Medical Concierges, Telehealth, Experience Define Healthcare Real Estate’s Brand-New World

Around the country, the ways consumers choose to access healthcare is undergoing a seismic shift. And those changes are affecting the locations health providers choose, the space they need and the ways they want to build it.

Patients across all demographics are leaning toward easily accessible, convenient healthcare systems and starting to warm to things like telehealth and digital offerings. Meanwhile, advances in technology are happening at a rapid clip, changing the way healthcare providers now practice medicine and casting uncertainty on how it will be done in the future.

“We really don’t know what these buildings are going to be and look like 10 years from now,” Gilbane Building Co. Vice President Peter Mulcahey said at Bisnow’s National Healthcare East event Wednesday.

“I think, if we all sat here 10 years ago and said, ‘Most of the medicine we want to deliver is through iPad interface and we only want to do critical services within four walls’ …. the reality hadn’t quite set in, otherwise we would have been prepared for where we are right now.”

Medical facility designers could be forgiven for their lack of foresight: The iPad was only announced eight years ago, and back then there were broad questions about whether Steve Jobs’ latest invention had any practical use at all.

As healthcare delivery evolves and more outpatient facilities are developed, Mulcahey said, there needs to be a focus on making sure structures are built to allow for flexibility down the road.

That may mean including more square footage in new or redesigned buildings, he said, to make way for repurposing as needed.

Others said changes to the way hospital services are provided are looming. Just as retail has morphed from physical stores to online, developments in technology will increasingly take healthcare into people’s homes.

“For those whose livelihoods depend on bricks-and-mortar of hospitals, sorry to disappoint you, but the hospital room of the future is likely to be the bedrooms of people across the country,” Partners Continuing Care and Spaulding Rehabilitation Network President David Storto said. “Imagine, for those of you who remember, [1970s TV doctor] Marcus Welby with all the technology that is available today.”

Panelists said treating patients remotely is fast becoming a key element to healthcare. Children’s National Health System in D.C. has been working in telemedicine for two decades, for example, and New York-Presbyterian is one of the largest telehealth providers in the country, according to Chief Strategy Officer Emme Deland.

Still, Deland said, even though telehealth is crucial to supporting patients, the healthcare industry needs to start preparing inpatient facilities for the aging population.

“We’ve done an analysis of what is going to happen over the next 10 years,” Deland told the audience. “If you take into consideration the technology and the population … We will see a slight decrease in the number of discharges, but we will see an increase in the number of patient days because people will be sicker and hospitalized.
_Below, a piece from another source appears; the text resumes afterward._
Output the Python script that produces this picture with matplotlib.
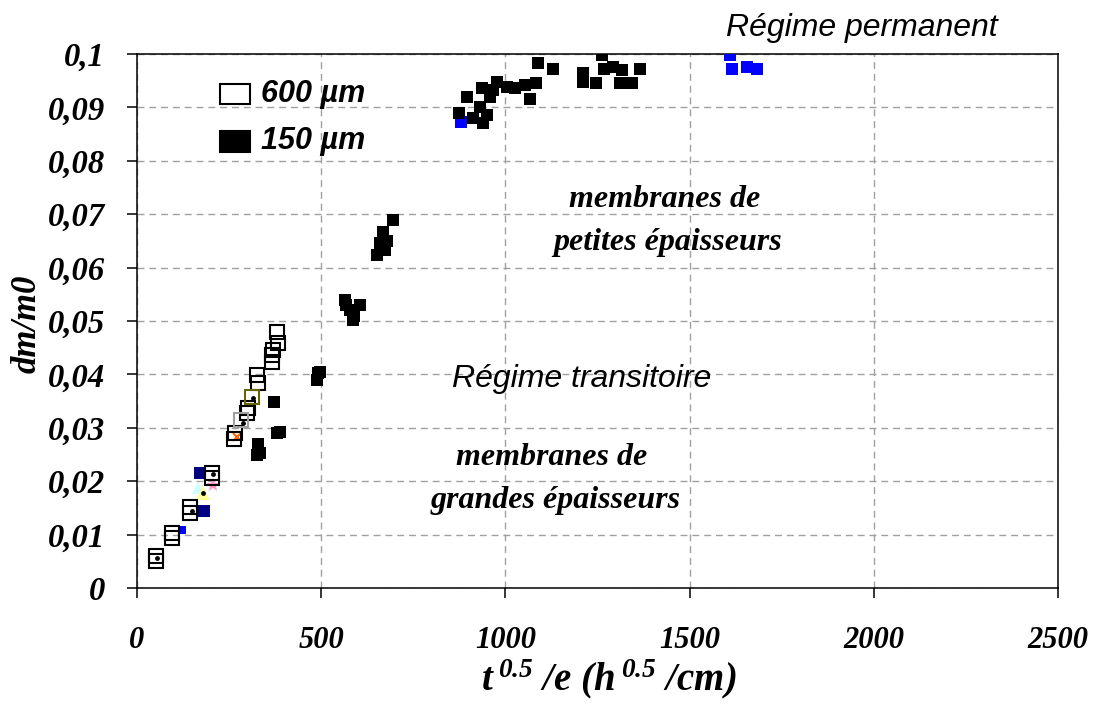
import matplotlib
matplotlib.use('Agg')
import matplotlib.pyplot as plt
from matplotlib.patches import Rectangle
from matplotlib.ticker import FuncFormatter, MultipleLocator

plt.rcParams['font.family'] = 'Liberation Serif'
plt.rcParams['font.weight'] = 'bold'
plt.rcParams['font.style'] = 'italic'
plt.rcParams['axes.labelweight'] = 'bold'
plt.rcParams['mathtext.fontset'] = 'custom'
plt.rcParams['mathtext.rm'] = 'Liberation Serif:bold:italic'
plt.rcParams['mathtext.it'] = 'Liberation Serif:bold:italic'
plt.rcParams['mathtext.bf'] = 'Liberation Serif:bold:italic'
plt.rcParams['mathtext.default'] = 'rm'

# 600 um membranes (open squares)
x600 = [52, 52, 95, 95, 145, 145, 203, 203, 263, 265, 298, 300, 325, 328,
        366, 366, 369, 380, 383]
y600 = [0.0051, 0.0060, 0.0094, 0.0103, 0.0140, 0.0152, 0.0206, 0.0215,
        0.0279, 0.0290, 0.0328, 0.0337, 0.0399, 0.0384, 0.0423, 0.0436,
        0.0446, 0.0480, 0.0459]
# odd series drawn as coloured open squares
x_grey, y_grey = [282], [0.0315]
x_olive, y_olive = [312], [0.0358]

# 150 um membranes (filled squares)
x150 = [372, 380, 388, 328, 325, 335,
        491, 489, 497, 564, 567, 578, 586, 590, 605,
        651, 659, 667, 673, 678, 694,
        874, 895, 912, 931, 939, 949, 958, 936, 966, 976, 1004, 1026, 1053,
        1066, 1083, 1089, 1129, 1211, 1211, 1245, 1261, 1267, 1292, 1316,
        1311, 1343, 1365]
y150 = [0.0348, 0.0290, 0.0293, 0.0270, 0.0250, 0.0253,
        0.0403, 0.0390, 0.0405, 0.0540, 0.0530, 0.0520, 0.0502, 0.0510, 0.0530,
        0.0624, 0.0646, 0.0667, 0.0633, 0.0650, 0.0690,
        0.0890, 0.0920, 0.0880, 0.0900, 0.0870, 0.0886, 0.0920, 0.0936, 0.0933,
        0.0948, 0.0938, 0.0936, 0.0942, 0.0916, 0.0946, 0.0983, 0.0972, 0.0964,
        0.0948, 0.0946, 0.0998, 0.0972, 0.0975, 0.0970, 0.0946, 0.0946, 0.0972]

# steady state (blue)
x_perm = [880, 1609, 1614, 1655, 1682]
y_perm = [0.0872, 0.0998, 0.0972, 0.0975, 0.0972]

# other small series near the origin
x_navy, y_navy = [171, 182], [0.0215, 0.0144]
x_blue, y_blue = [122], [0.0108]
x_yel, y_yel = [180], [0.0178]
x_cyan, y_cyan = [165], [0.0187]
x_pink, y_pink = [206], [0.0192]
x_orng, y_orng = [271], [0.0283]
x_dot = [54, 149, 179, 206, 288, 315]
y_dot = [0.0056, 0.0145, 0.0178, 0.0213, 0.0309, 0.0356]

fig = plt.figure(figsize=(10.95, 7.08), dpi=100)
ax = fig.add_axes([137 / 1095, 120 / 708, 921 / 1095, 534 / 708])

ax.plot(x_perm, y_perm, ls='none', marker='s', ms=8.5, color='#0000FF', mew=0, zorder=3)
ax.plot(x150, y150, ls='none', marker='s', ms=9, color='black', mew=0, zorder=4)
ax.plot(x_navy, y_navy, ls='none', marker='s', ms=8.5, color='#000080', mew=0, zorder=3)
ax.plot(x_blue, y_blue, ls='none', marker='s', ms=5.5, color='#0000FF', mew=0, zorder=3)
ax.plot(x_yel, y_yel, ls='none', marker='^', ms=10, color='#FFFF99', mew=0, zorder=3)
ax.plot(x_cyan, y_cyan, ls='none', marker='^', ms=8, color='#CCFFFF', mew=0, zorder=2.9)
ax.plot(x_pink, y_pink, ls='none', marker='*', ms=10, color='#FF99CC', mew=0, zorder=3)
ax.plot(x_orng, y_orng, ls='none', marker='x', ms=6, color='#FF6600', mew=1.5, zorder=3)
ax.plot(x600, y600, ls='none', marker='s', ms=10.5, mfc='none', mec='black', mew=1.5, zorder=5)
ax.plot(x_grey, y_grey, ls='none', marker='s', ms=10.5, mfc='none', mec='#A0A0A0', mew=1.5, zorder=5)
ax.plot(x_olive, y_olive, ls='none', marker='s', ms=10.5, mfc='none', mec='#666600', mew=1.5, zorder=5)
ax.plot(x_dot, y_dot, ls='none', marker='o', ms=3.5, color='black', mew=0, zorder=6)

ax.set_xlim(0, 2500)
ax.set_ylim(0, 0.1)
ax.xaxis.set_major_locator(MultipleLocator(500))
ax.yaxis.set_major_locator(MultipleLocator(0.01))
ax.yaxis.set_major_formatter(FuncFormatter(
    lambda v, p: '0' if abs(v) < 1e-9 else f'{v:.2f}'.rstrip('0').replace('.', ',')))

ax.set_axisbelow(True)
ax.grid(True, color='#A0A0A0', ls=(0, (5, 3.5)), lw=1)
for s in ax.spines.values():
    s.set_linewidth(1.1)
ax.tick_params(axis='both', direction='out', length=7, width=1.1)
ax.tick_params(axis='x', pad=20, labelsize=22)
ax.tick_params(axis='y', pad=16, labelsize=23.5)

ax.set_xlabel('t$^{\\;0.5}$ /e (h$^{\\;0.5}$ /cm)', fontsize=28, va='baseline')
ax.xaxis.set_label_coords(0.5125, -0.191)
ax.set_ylabel('dm/m0', fontsize=25, va='center')
ax.yaxis.set_label_coords(-0.119, 0.494)

sans = dict(family='Liberation Sans', style='italic', weight='normal', fontsize=23)
ax.text(1967, 0.1034, 'Régime permanent', ha='center', va='baseline', clip_on=False, **sans)
ax.text(1208, 0.0376, 'Régime transitoire', ha='center', va='baseline', **sans)

ax.text(1432, 0.0713, 'membranes de', ha='center', va='baseline', fontsize=23)
ax.text(1441, 0.0633, 'petites épaisseurs', ha='center', va='baseline', fontsize=23)
ax.text(1126, 0.0230, 'membranes de', ha='center', va='baseline', fontsize=23)
ax.text(1137, 0.0150, 'grandes épaisseurs', ha='center', va='baseline', fontsize=23)

# legend
ax.add_patch(Rectangle((0.090, 0.906), 0.0325, 0.038, transform=ax.transAxes,
                       facecolor='white', edgecolor='black', lw=1.5, zorder=7))
ax.add_patch(Rectangle((0.090, 0.8165), 0.0325, 0.0395, transform=ax.transAxes,
                       facecolor='black', edgecolor='black', lw=1.5, zorder=7))
leg = dict(family='Liberation Sans', style='italic', weight='bold', fontsize=22)
ax.text(0.1346, 0.925, '600 µm', transform=ax.transAxes, ha='left', va='center', **leg)
ax.text(0.1346, 0.837, '150 µm', transform=ax.transAxes, ha='left', va='center', **leg)

fig.savefig('out.png', dpi=100, facecolor='white')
So we do need to have our inpatient facility [and] we do need to figure out our additional intensive care space.”

These changes are all playing out in healthcare providers’ search for locations, and the type of space they choose.

“You are seeing [a] greater number of practitioners in one space, more one-stop shops, so providing many services under one roof,” said broker Paul Wexler, the head of the Wexler Healthcare Properties Team at Corcoran, who added easy-to-access locations are in high demand.

He and his team recently arranged for a 17K SF outpatient center to go into a former movie theater at 1210 Second Ave. and for a 5K SF obstetrician and gynecologist clinic at 260 East 62nd St., he said.

“As much as retailers are trying to create that experience … healthcare providers are recognizing the same need to create the same experience,” he said. “Everything from the fast and efficient way they move people through the office to the overall experience of checking in and out.”

Mount Sinai Health Real Estate Division Vice President Tom Ahn agreed that type of one-stop shopping option — where you can see a primary care doctor, have blood drawn and get an MRI done in one place — is a major part of his hospital’s expansion.

Earlier this year, Mount Sinai announced a plan to build an 18K SF health center at 55 Hudson Yards, which will serve the companies with offices at the megaproject and the residents who live in the high-end condominiums and rentals there. Ahn said that location will be unique in that it will be a “concierge” health service, which is a path many providers are now taking.

Ultimately, he said, it is about standing out to patients and consumers.

“If we are not convenient and in a good location, providing all those services, we aren’t going to be competitive,” he said. “So that’s an important piece of our strategy, and that’s an important part of a lot of institutions’ strategy right now.”

While carving out that strategy, both in terms of location and service, in the shifting healthcare environment is imperative, panelists said patients will still seek out doctors and practitioners they feel they can trust.

“So [healthcare] is going to be less physical and more digital … A 25-year-old should be using 90% of his healthcare digitally… [for a] 45-year-old that will change, a 65-year-old will use 50% digital,” CityMD CEO Dr. Richard Park said. “AI, technology, that’s all important and needed. But humanity — that is the missing piece of healthcare.”